OpenAI’s ChatGPT-3.5 artificial intelligence has proved to be a passable student for law, medical, and college-level exams. But OpenAI’s new model, GPT-4, looks like it wants to be the top student in the class.
On March 14, OpenAI released a technical report of GPT-4, the newest iteration of the ChatGPT artificial intelligence showcasing the model’s capabilities and limitations. College students, professors and administrators take note: This version of the AI chatbot improves academic performance, tunes AI personalities, and even shows the ability to assess images.
However, the AI can still make simple logical and factual mistakes.

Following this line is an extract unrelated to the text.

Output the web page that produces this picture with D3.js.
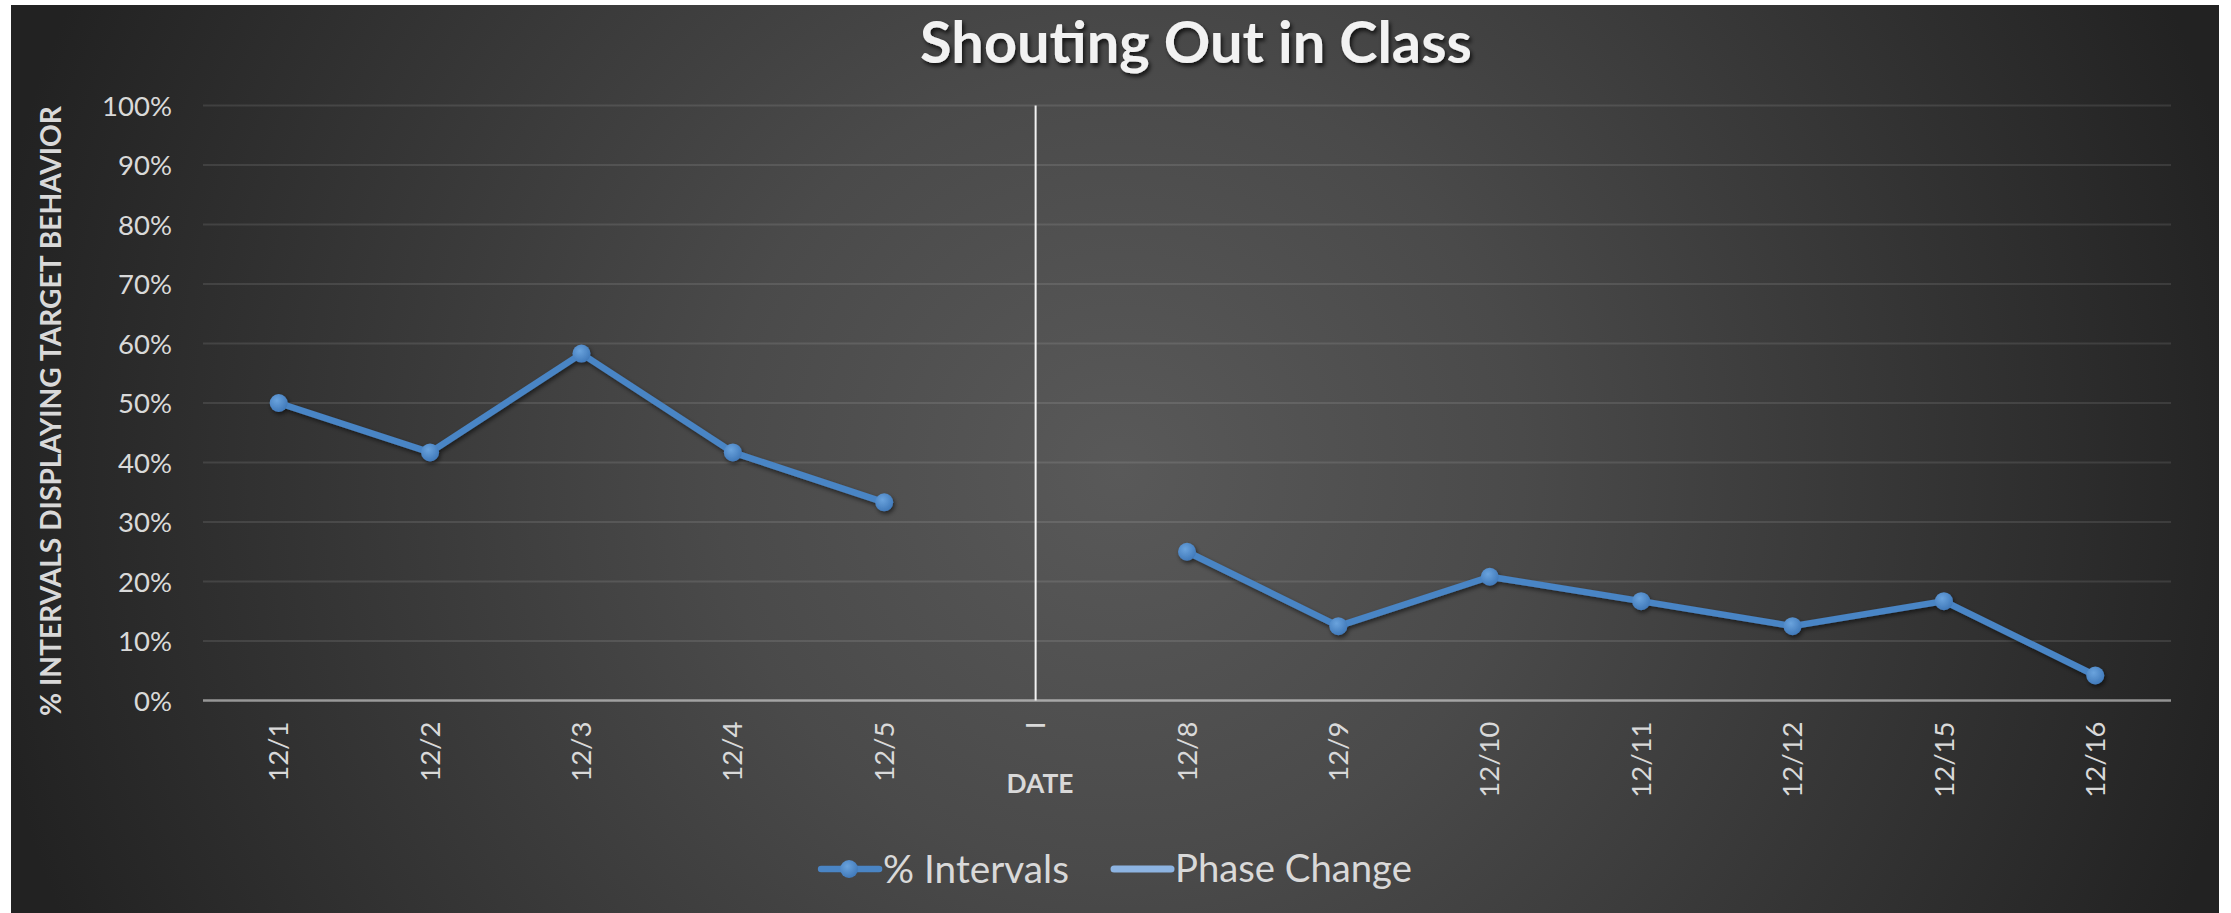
<!DOCTYPE html>
<html><head><meta charset="utf-8">
<script src="https://cdn.jsdelivr.net/npm/d3@7/dist/d3.min.js"></script>
<style>html,body{margin:0;padding:0;background:#fff;overflow:hidden}</style>
</head><body>
<svg id="chart" width="2231" height="913"></svg>
<script>
// ---------------- data ----------------
const categories = ["12/1","12/2","12/3","12/4","12/5","I","12/8","12/9","12/10","12/11","12/12","12/15","12/16"];
const intervals  = [50, 41.7, 58.3, 41.7, 33.3, null, 25, 12.5, 20.8, 16.7, 12.5, 16.7, 4.2];
const phaseCategory = "I";
const phaseExtent = [0, 100];
const yTicks = [0, 10, 20, 30, 40, 50, 60, 70, 80, 90, 100];
const seriesNames = ["% Intervals", "Phase Change"];
const chartTitle = "Shouting Out in Class";
const xTitle = "DATE";
const yTitle = "% INTERVALS DISPLAYING TARGET BEHAVIOR";

// ---------------- layout ----------------
const FONT = "Lato, 'Open Sans', sans-serif";
const plot = {left: 203, right: 2171, top: 105.5, bottom: 700.5};
const svg = d3.select('#chart');
const defs = svg.append('defs');

const bg = defs.append('radialGradient').attr('id','bg')
  .attr('gradientUnits','userSpaceOnUse').attr('cx',1120).attr('cy',470).attr('r',1150);
bg.append('stop').attr('offset',0).attr('stop-color','#595959');
bg.append('stop').attr('offset',0.35).attr('stop-color','#4a4a4a');
bg.append('stop').attr('offset',1).attr('stop-color','#222222');

const pg = defs.append('radialGradient').attr('id','pt').attr('cx','0.4').attr('cy','0.35').attr('r','0.7');
pg.append('stop').attr('offset',0).attr('stop-color','#6aa3dd');
pg.append('stop').attr('offset',1).attr('stop-color','#3e77b8');

const sh = defs.append('filter').attr('id','shadow').attr('x','-20%').attr('y','-20%').attr('width','140%').attr('height','140%');
sh.append('feDropShadow').attr('dx',1.5).attr('dy',2.5).attr('stdDeviation',2).attr('flood-color','#000').attr('flood-opacity',0.55);
const tsh = defs.append('filter').attr('id','tshadow').attr('x','-10%').attr('y','-30%').attr('width','120%').attr('height','160%');
tsh.append('feDropShadow').attr('dx',2).attr('dy',3).attr('stdDeviation',2.2).attr('flood-color','#000').attr('flood-opacity',0.75);

svg.append('rect').attr('x',11).attr('y',5).attr('width',2208).attr('height',913).attr('fill','url(#bg)');

function fit(sel, target) {
  const fs = parseFloat(sel.attr('font-size'));
  const w = sel.node().getComputedTextLength();
  sel.attr('font-size', fs * target / w);
}

// ---------------- scales ----------------
const x = d3.scaleBand().domain(categories).range([plot.left, plot.right]);
const y = d3.scaleLinear().domain([0, 100]).range([plot.bottom, plot.top]);
const cx = d => x(d) + x.bandwidth() / 2;

// gridlines
svg.append('g').selectAll('line').data(yTicks.filter(t => t > 0)).join('line')
  .attr('x1', plot.left).attr('x2', plot.right)
  .attr('y1', d => y(d)).attr('y2', d => y(d))
  .attr('stroke', 'rgba(255,255,255,0.1)').attr('stroke-width', 2);

// y axis
const yAxis = svg.append('g').attr('transform', `translate(${plot.left},0)`)
  .call(d3.axisLeft(y).tickValues(yTicks).tickFormat(d => d + '%').tickSize(0).tickPadding(31));
yAxis.select('.domain').remove();
yAxis.selectAll('text').attr('font-family', FONT).attr('font-size', 27.5).attr('fill', '#d9d9d9').attr('dy','0.35em');

// x axis
const xAxis = svg.append('g').attr('transform', `translate(0,${plot.bottom})`)
  .call(d3.axisBottom(x).tickSize(0));
xAxis.select('.domain').remove();
xAxis.selectAll('text')
  .attr('font-family', FONT).attr('font-size', 27.5).attr('fill', '#d9d9d9')
  .attr('transform', 'rotate(-90)').attr('text-anchor', 'end')
  .attr('x', -21).attr('y', 0).attr('dy', '0.35em');

svg.append('line').attr('x1', plot.left).attr('x2', plot.right)
  .attr('y1', plot.bottom).attr('y2', plot.bottom)
  .attr('stroke', 'rgba(255,255,255,0.5)').attr('stroke-width', 2.5);

// phase change line
svg.append('line')
  .attr('x1', cx(phaseCategory)).attr('x2', cx(phaseCategory))
  .attr('y1', y(phaseExtent[0])).attr('y2', y(phaseExtent[1]))
  .attr('stroke', '#f2f2f2').attr('stroke-width', 2);

// series
const pts = categories.map((c, i) => ({c, v: intervals[i]}));
const line = d3.line().defined(d => d.v != null).x(d => cx(d.c)).y(d => y(d.v));
const sg = svg.append('g').attr('filter', 'url(#shadow)');
sg.append('path').datum(pts).attr('d', line).attr('fill', 'none')
  .attr('stroke', '#4a85c5').attr('stroke-width', 6.5).attr('stroke-linejoin', 'round');
sg.selectAll('circle').data(pts.filter(d => d.v != null)).join('circle')
  .attr('cx', d => cx(d.c)).attr('cy', d => y(d.v)).attr('r', 9).attr('fill', 'url(#pt)');

// titles
const t = svg.append('text').text(chartTitle).attr('x', 1196).attr('y', 63)
  .attr('text-anchor', 'middle').attr('font-family', FONT).attr('font-weight', 'bold')
  .attr('font-size', 44).attr('fill', '#f2f2f2').attr('filter', 'url(#tshadow)');
fit(t, 552);

const xt = svg.append('text').text(xTitle).attr('x', 1040).attr('y', 793)
  .attr('text-anchor', 'middle').attr('font-family', FONT).attr('font-weight', 'bold')
  .attr('font-size', 26).attr('fill', '#d9d9d9');
fit(xt, 67);

const yt = svg.append('text').text(yTitle)
  .attr('transform', 'translate(51,411) rotate(-90)').attr('dy', '0.35em')
  .attr('text-anchor', 'middle').attr('font-family', FONT).attr('font-weight', 'bold')
  .attr('font-size', 28).attr('fill', '#d9d9d9');
fit(yt, 610);

// legend
const legY = 869;
const lg = svg.append('g');
const it1 = lg.append('g');
it1.append('line').attr('x1', 0).attr('x2', 58).attr('y1', legY).attr('y2', legY)
  .attr('stroke', '#4a85c5').attr('stroke-width', 6.5).attr('stroke-linecap', 'round');
it1.append('circle').attr('cx', 28).attr('cy', legY).attr('r', 9).attr('fill', 'url(#pt)');
const l1 = it1.append('text').text(seriesNames[0]).attr('x', 62).attr('y', legY).attr('dy', '0.35em')
  .attr('font-family', FONT).attr('font-size', 38).attr('fill', '#d9d9d9');
fit(l1, 186);
const w1 = 62 + l1.node().getComputedTextLength();
const it2 = lg.append('g').attr('transform', `translate(${w1 + 45},0)`);
it2.append('line').attr('x1', 0).attr('x2', 57).attr('y1', legY).attr('y2', legY)
  .attr('stroke', '#8db4e2').attr('stroke-width', 7).attr('stroke-linecap', 'round');
const l2 = it2.append('text').text(seriesNames[1]).attr('x', 61).attr('y', legY).attr('dy', '0.35em')
  .attr('font-family', FONT).attr('font-size', 38).attr('fill', '#d9d9d9');
fit(l2, 237);
const totalW = w1 + 45 + 61 + l2.node().getComputedTextLength();
lg.attr('transform', `translate(${1116.5 - totalW / 2},0)`);
</script>
</body></html>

Here’s a first look at how GPT-4 performed on college- and graduate-level exams and other benchmarks.
What Exams Can GPT-4 Pass?
One of GPT-4’s biggest accomplishments is becoming a licensed practitioner of law.
GPT-4 shot beyond GPT-3.5’s performance in the Uniform Bar Exam with a 298/400, landing in the 90th percentile of students. GPT-3.5’s test score was 213/400, in the 10th percentile of students.
Image Processing
One of the biggest differences between GPT-3.5 and GPT-4 is the AI’s ability to accurately see and assess images. Previously, a study testing GPT-3.5 on the United States Medical Exam removed all questions containing visual assets due to the model’s inability to determine what was in an image.
OpenAI submitted a combination of text and images to ask the AI, “What’s funny about this image? Describe it panel by panel.”
Steerability
Developers, and later users, can change the AI’s “character” to be different from the usual style of ChatGPT. For example, students can now change GPT-4 into a Socratic tutor that will never give students the answer but guide them through problem-solving.
Or they can turn the AI into a Shakespearean pirate.
Limitations
GPT-4, like its predecessors, can still “hallucinate” facts and make reasoning errors. The base model is slightly better than GPT-3.5. The gap widens after Reinforcement Learning from Human Feedback (RLHF) training.
Like GPT-3.5, GPT-4’s brain is stuck in the past. It generally lacks knowledge of any event after September 2021.
GPT-4 is only available to some developers and researchers, but you can join OpenAI’s waitlist. Text-only requests are currently available, and pricing is $.03 per 1k prompt tokens and $.06 per 1k completion tokens.
“We look forward to GPT-4 becoming a valuable tool in improving people’s lives by powering many applications,” OpenAI said. “There’s still a lot of work to do, and we look forward to improving this model through the collective efforts of the community building on top of, exploring, and contributing to the model.”